## What you should do
Print the entries below exactly as they appear, from the first line up to and including the line with "2.22, 2.33, 2.37, 1.78, 2.31, 2.28, 2.24, 2.22, 2.00, 2.37]". Do not print any pictures.

──────── Source records

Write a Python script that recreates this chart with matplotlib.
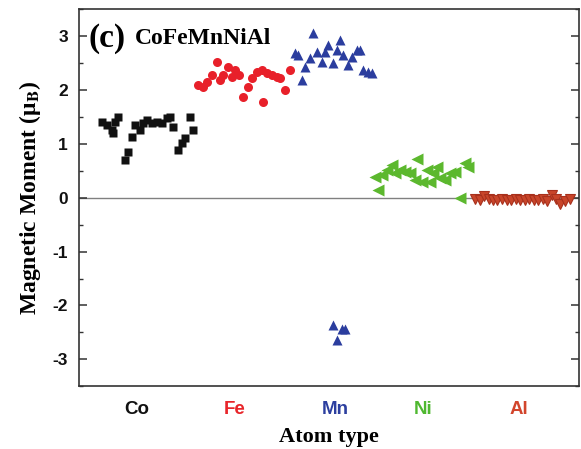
import matplotlib
matplotlib.use("Agg")
import matplotlib.pyplot as plt
from matplotlib.ticker import MultipleLocator

plt.rcParams["axes.unicode_minus"] = False
plt.rcParams["mathtext.fontset"] = "stix"

# atom index (x) and magnetic moment (y) for each element
co_x = [4.9, 6.0, 7.0, 7.2, 7.7, 8.3, 9.8, 10.4, 11.3, 11.9, 13.0, 13.6, 14.5, 15.5,
        16.6, 17.7, 18.7, 19.4, 20.0, 21.1, 21.9, 22.6, 23.6, 24.3]
co_y = [1.41, 1.35, 1.26, 1.20, 1.40, 1.50, 0.70, 0.85, 1.13, 1.35, 1.26, 1.39, 1.44, 1.39,
        1.41, 1.39, 1.48, 1.50, 1.31, 0.89, 1.02, 1.11, 1.50, 1.26]

fe_x = [25.3, 26.4, 27.2, 28.3, 29.4, 30.0, 30.6, 31.7, 32.6, 33.2, 34.0, 34.9, 35.9,
        36.8, 37.9, 38.9, 39.1, 40.0, 41.1, 42.1, 42.8, 43.8, 44.9]
fe_y = [2.09, 2.06, 2.15, 2.28, 2.52, 2.19, 2.28, 2.43, 2.24, 2.37, 2.28, 1.87, 2.06,
        2.22, 2.33, 2.37, 1.78, 2.31, 2.28, 2.24, 2.22, 2.00, 2.37]

mn_x = [46.0, 46.6, 47.4, 48.1, 49.1, 49.8, 50.6, 51.7, 52.3, 52.9, 54.0, 54.9, 55.5,
        56.2, 57.2, 58.1, 59.1, 59.8, 60.4, 61.5, 62.3, 54.0, 54.9, 55.9, 56.6]
mn_y = [2.69, 2.65, 2.19, 2.43, 2.59, 3.06, 2.70, 2.52, 2.70, 2.83, 2.50, 2.74, 2.93,
        2.65, 2.46, 2.61, 2.74, 2.74, 2.37, 2.33, 2.31, -2.37, -2.65, -2.44, -2.44]

ni_x = [63.0, 63.6, 64.5, 65.5, 66.6, 67.2, 68.3, 69.4, 70.4, 71.5, 71.9, 73.0, 74.0,
        74.7, 75.3, 76.2, 76.8, 77.9, 78.9, 80.0, 81.1, 82.1, 82.8]
ni_y = [0.39, 0.15, 0.43, 0.52, 0.61, 0.46, 0.52, 0.48, 0.46, 0.33, 0.72, 0.30, 0.52,
        0.30, 0.46, 0.57, 0.37, 0.33, 0.46, 0.48, 0.00, 0.65, 0.57]

al_x = [84.3, 85.3, 86.2, 87.2, 88.0, 89.0, 90.0, 91.0, 91.9, 92.9, 93.8, 94.8, 95.7,
        96.7, 97.6, 98.6, 99.6, 100.5, 101.5, 102.4, 103.4, 104.4]
al_y = [-0.02, -0.05, 0.04, -0.03, -0.05, -0.04, -0.03, -0.05, -0.04, -0.03, -0.05, -0.04,
        -0.03, -0.05, -0.04, -0.02, -0.06, 0.05, -0.03, -0.12, -0.06, -0.03]

labels = ["Co", "Fe", "Mn", "Ni", "Al"]
label_pos = [12.3, 33.2, 54.5, 73.2, 93.6]
label_colors = ["#111111", "#e8252a", "#2c3f9f", "#4fb830", "#d2452c"]

fig = plt.figure(figsize=(5.81, 4.49), dpi=100)
ax = fig.add_axes([0.136, 0.14, 0.861, 0.839])

ax.axhline(0, color="#808080", lw=1.0, zorder=1)

ax.plot(co_x, co_y, "s", color="#111111", ms=5.5, mec="none", zorder=3)
ax.plot(fe_x, fe_y, "o", color="#e8202a", ms=6.5, mec="none", zorder=3)
ax.plot(mn_x, mn_y, "^", color="#2b3d9e", ms=7.5, mec="none", zorder=3)
ax.plot(ni_x, ni_y, "<", color="#5cb82e", ms=8, mec="none", zorder=3)
ax.plot(al_x, al_y, "v", color="#c8452a", ms=7.5, mec="#a8301c", mew=0.8, zorder=3)

ax.set_xlim(0, 106.4)
ax.set_ylim(-3.5, 3.5)

ax.yaxis.set_major_locator(MultipleLocator(1))
ax.yaxis.set_minor_locator(MultipleLocator(0.5))
ax.tick_params(axis="y", which="both", direction="in", right=True, colors="#333333",
               labelcolor="#111111")
ax.tick_params(axis="y", which="major", length=6, width=1.1, pad=8, labelsize=12.5)
ax.tick_params(axis="y", which="minor", length=3, width=1.0)
for t in ax.get_yticklabels():
    t.set_fontweight("bold")
    t.set_family("Liberation Sans")

ax.set_xticks(label_pos)
ax.set_xticklabels(labels)
ax.tick_params(axis="x", length=0, pad=11, labelsize=13.5)
for t, c in zip(ax.get_xticklabels(), label_colors):
    t.set_color(c)
    t.set_fontweight("bold")
    t.set_family("Liberation Sans")

for s in ax.spines.values():
    s.set_linewidth(1.2)
    s.set_color("#333333")

ax.set_ylabel("Magnetic Moment (μ$_\\mathbf{B}$)", family="Liberation Serif",
              fontweight="bold", fontsize=17, labelpad=7)
ax.set_xlabel("Atom type", family="Liberation Serif", fontweight="bold",
              fontsize=16, labelpad=6)

ax.text(0.018, 0.965, "(c)", transform=ax.transAxes, family="Liberation Serif",
        fontweight="bold", fontsize=24, va="top", ha="left")
ax.text(0.112, 0.952, "CoFeMnNiAl", transform=ax.transAxes, family="Liberation Serif",
        fontweight="bold", fontsize=17, va="top", ha="left")

fig.savefig("out.png", dpi=100)
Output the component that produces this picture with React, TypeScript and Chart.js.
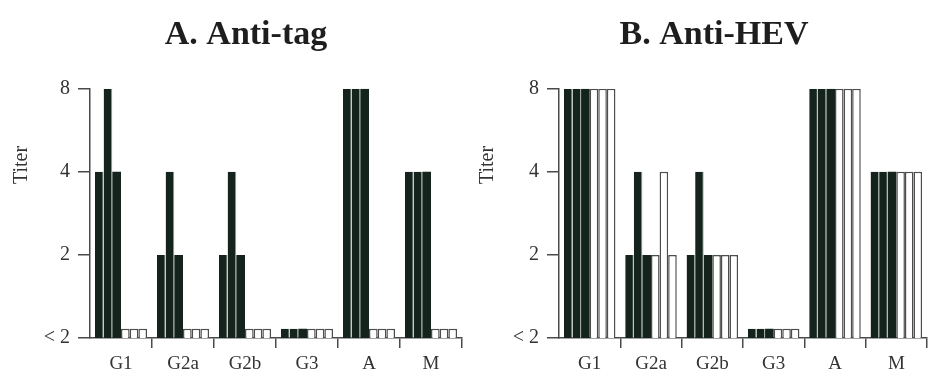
import React, { useEffect, useRef } from "react";
import { Chart, registerables } from "chart.js";

Chart.register(...registerables);

// ---------- data ----------
const categories = ["G1", "G2a", "G2b", "G3", "A", "M"];
const LT = 1.08; // "< 2" (below detection) shown as a short stub
const yTickValues = [1, 2, 4, 8];
const yTickLabels = ["< 2", "2", "4", "8"];

// A. Anti-tag
const tagDark1 = [4, 2, 2, LT, 8, 4];
const tagDark2 = [8, 4, 4, LT, 8, 4];
const tagDark3 = [4, 2, 2, LT, 8, 4];
const tagWhite1 = [LT, LT, LT, LT, LT, LT];
const tagWhite2 = [LT, LT, LT, LT, LT, LT];
const tagWhite3 = [LT, LT, LT, LT, LT, LT];

// B. Anti-HEV
const hevDark1 = [8, 2, 2, LT, 8, 4];
const hevDark2 = [8, 4, 4, LT, 8, 4];
const hevDark3 = [8, 2, 2, LT, 8, 4];
const hevWhite1 = [8, 2, 2, LT, 8, 4];
const hevWhite2 = [8, 4, 2, LT, 8, 4];
const hevWhite3 = [8, 2, 2, LT, 8, 4];

// ---------- styles ----------
const SERIF = "'Liberation Serif', 'DejaVu Serif', serif";
const AXIS = "#4a4a4a";
const TEXT = "#333";
const DARK = "#14241c";
const SEP = "#a3ada7";
const WHITE_EDGE = "#4d4d4d";

const sideLabel = {
  id: "sideLabel",
  afterDraw(chart: any, _args: any, opts: any) {
    if (!opts || !opts.text) return;
    const ctx = chart.ctx;
    ctx.save();
    ctx.translate(opts.x, opts.y);
    ctx.rotate(-Math.PI / 2);
    ctx.textAlign = "center";
    ctx.textBaseline = "middle";
    ctx.fillStyle = TEXT;
    ctx.font = `20px ${SERIF}`;
    ctx.fillText(opts.text, 0, 0);
    ctx.restore();
  },
};

function makeDatasets(d1: number[], d2: number[], d3: number[], w1: number[], w2: number[], w3: number[]) {
  const dark = (data: number[], sep: boolean) => ({
    data,
    backgroundColor: DARK,
    borderColor: SEP,
    borderWidth: sep ? { right: 1, left: 0, top: 0, bottom: 0 } : 0,
    borderSkipped: "start",
  });
  const white = (data: number[]) => ({
    data,
    backgroundColor: "#ffffff",
    borderColor: WHITE_EDGE,
    borderWidth: 1.5,
    borderSkipped: "start",
  });
  return [dark(d1, true), dark(d2, true), dark(d3, false), white(w1), white(w2), white(w3)];
}

function buildConfig(
  title: string,
  datasets: any[],
  padLeft: number,
  yWidth: number,
  padRight: number,
  titerX: number
) {
  return {
    type: "bar",
    data: { labels: categories, datasets },
    plugins: [sideLabel],
    options: {
      responsive: false,
      animation: false,
      devicePixelRatio: 1,
      events: [],
      layout: { padding: { left: padLeft, right: padRight, top: 0, bottom: 0 } },
      datasets: { bar: { categoryPercentage: 0.84, barPercentage: 1.0 } },
      plugins: {
        legend: { display: false },
        tooltip: { enabled: false },
        title: {
          display: true,
          text: title,
          color: "#1e1e1e",
          font: { family: SERIF, size: 34, weight: "bold" },
          padding: { top: 15, bottom: 33 },
        },
        sideLabel: { text: "Titer", x: titerX, y: 165 },
      },
      scales: {
        x: {
          type: "category",
          offset: true,
          z: 1,
          border: { display: true, color: AXIS, width: 1.5 },
          grid: {
            offset: true,
            drawOnChartArea: false,
            drawTicks: true,
            tickLength: 10,
            lineWidth: 1.5,
            color: (c: any) => (c.index === 0 ? "rgba(0,0,0,0)" : AXIS),
          },
          ticks: { color: TEXT, font: { family: SERIF, size: 19 }, padding: 5, maxRotation: 0 },
          afterFit: (s: any) => {
            s.height = 39;
          },
        },
        y: {
          type: "logarithmic",
          min: 1,
          max: 8,
          z: 1,
          border: { display: true, color: AXIS, width: 1.5 },
          grid: { drawOnChartArea: false, drawTicks: true, tickLength: 12, color: AXIS, lineWidth: 1.5 },
          ticks: {
            color: TEXT,
            font: { family: SERIF, size: 20 },
            padding: 8,
            callback: (v: any) => {
              const i = yTickValues.indexOf(Number(v));
              return i >= 0 ? yTickLabels[i] : "";
            },
          },
          afterBuildTicks: (s: any) => {
            s.ticks = yTickValues.map((v) => ({ value: v }));
          },
          afterFit: (s: any) => {
            s.width = yWidth;
          },
        },
      },
    },
  };
}

function Panel(props: { cfg: any; left: number; width: number }) {
  const ref = useRef<HTMLCanvasElement | null>(null);
  useEffect(() => {
    if (!ref.current) return;
    const chart = new Chart(ref.current, props.cfg);
    return () => chart.destroy();
  }, []);
  return (
    <canvas
      ref={ref}
      width={props.width}
      height={377}
      style={{ position: "absolute", left: props.left, top: 0, width: props.width, height: 377 }}
    />
  );
}

export default function App() {
  const cfgA = buildConfig(
    "A. Anti-tag",
    makeDatasets(tagDark1, tagDark2, tagDark3, tagWhite1, tagWhite2, tagWhite3),
    30,
    60,
    30,
    22
  );
  const cfgB = buildConfig(
    "B. Anti-HEV",
    makeDatasets(hevDark1, hevDark2, hevDark3, hevWhite1, hevWhite2, hevWhite3),
    31,
    58,
    31,
    18
  );
  return (
    <div
      style={{
        position: "fixed",
        left: 0,
        top: 0,
        width: 929,
        height: 377,
        overflow: "hidden",
        background: "#fff",
      }}
    >
      <Panel cfg={cfgA} left={0} width={492} />
      <Panel cfg={cfgB} left={470} width={488} />
    </div>
  );
}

────────────────

## Reply
Write a Python script that recreates this chart with matplotlib.
import matplotlib
matplotlib.use("Agg")
import matplotlib.pyplot as plt
from matplotlib.ticker import MultipleLocator

plt.rcParams["axes.unicode_minus"] = False
plt.rcParams["mathtext.fontset"] = "stix"

# atom index (x) and magnetic moment (y) for each element
co_x = [4.9, 6.0, 7.0, 7.2, 7.7, 8.3, 9.8, 10.4, 11.3, 11.9, 13.0, 13.6, 14.5, 15.5,
        16.6, 17.7, 18.7, 19.4, 20.0, 21.1, 21.9, 22.6, 23.6, 24.3]
co_y = [1.41, 1.35, 1.26, 1.20, 1.40, 1.50, 0.70, 0.85, 1.13, 1.35, 1.26, 1.39, 1.44, 1.39,
        1.41, 1.39, 1.48, 1.50, 1.31, 0.89, 1.02, 1.11, 1.50, 1.26]

fe_x = [25.3, 26.4, 27.2, 28.3, 29.4, 30.0, 30.6, 31.7, 32.6, 33.2, 34.0, 34.9, 35.9,
        36.8, 37.9, 38.9, 39.1, 40.0, 41.1, 42.1, 42.8, 43.8, 44.9]
fe_y = [2.09, 2.06, 2.15, 2.28, 2.52, 2.19, 2.28, 2.43, 2.24, 2.37, 2.28, 1.87, 2.06,
        2.22, 2.33, 2.37, 1.78, 2.31, 2.28, 2.24, 2.22, 2.00, 2.37]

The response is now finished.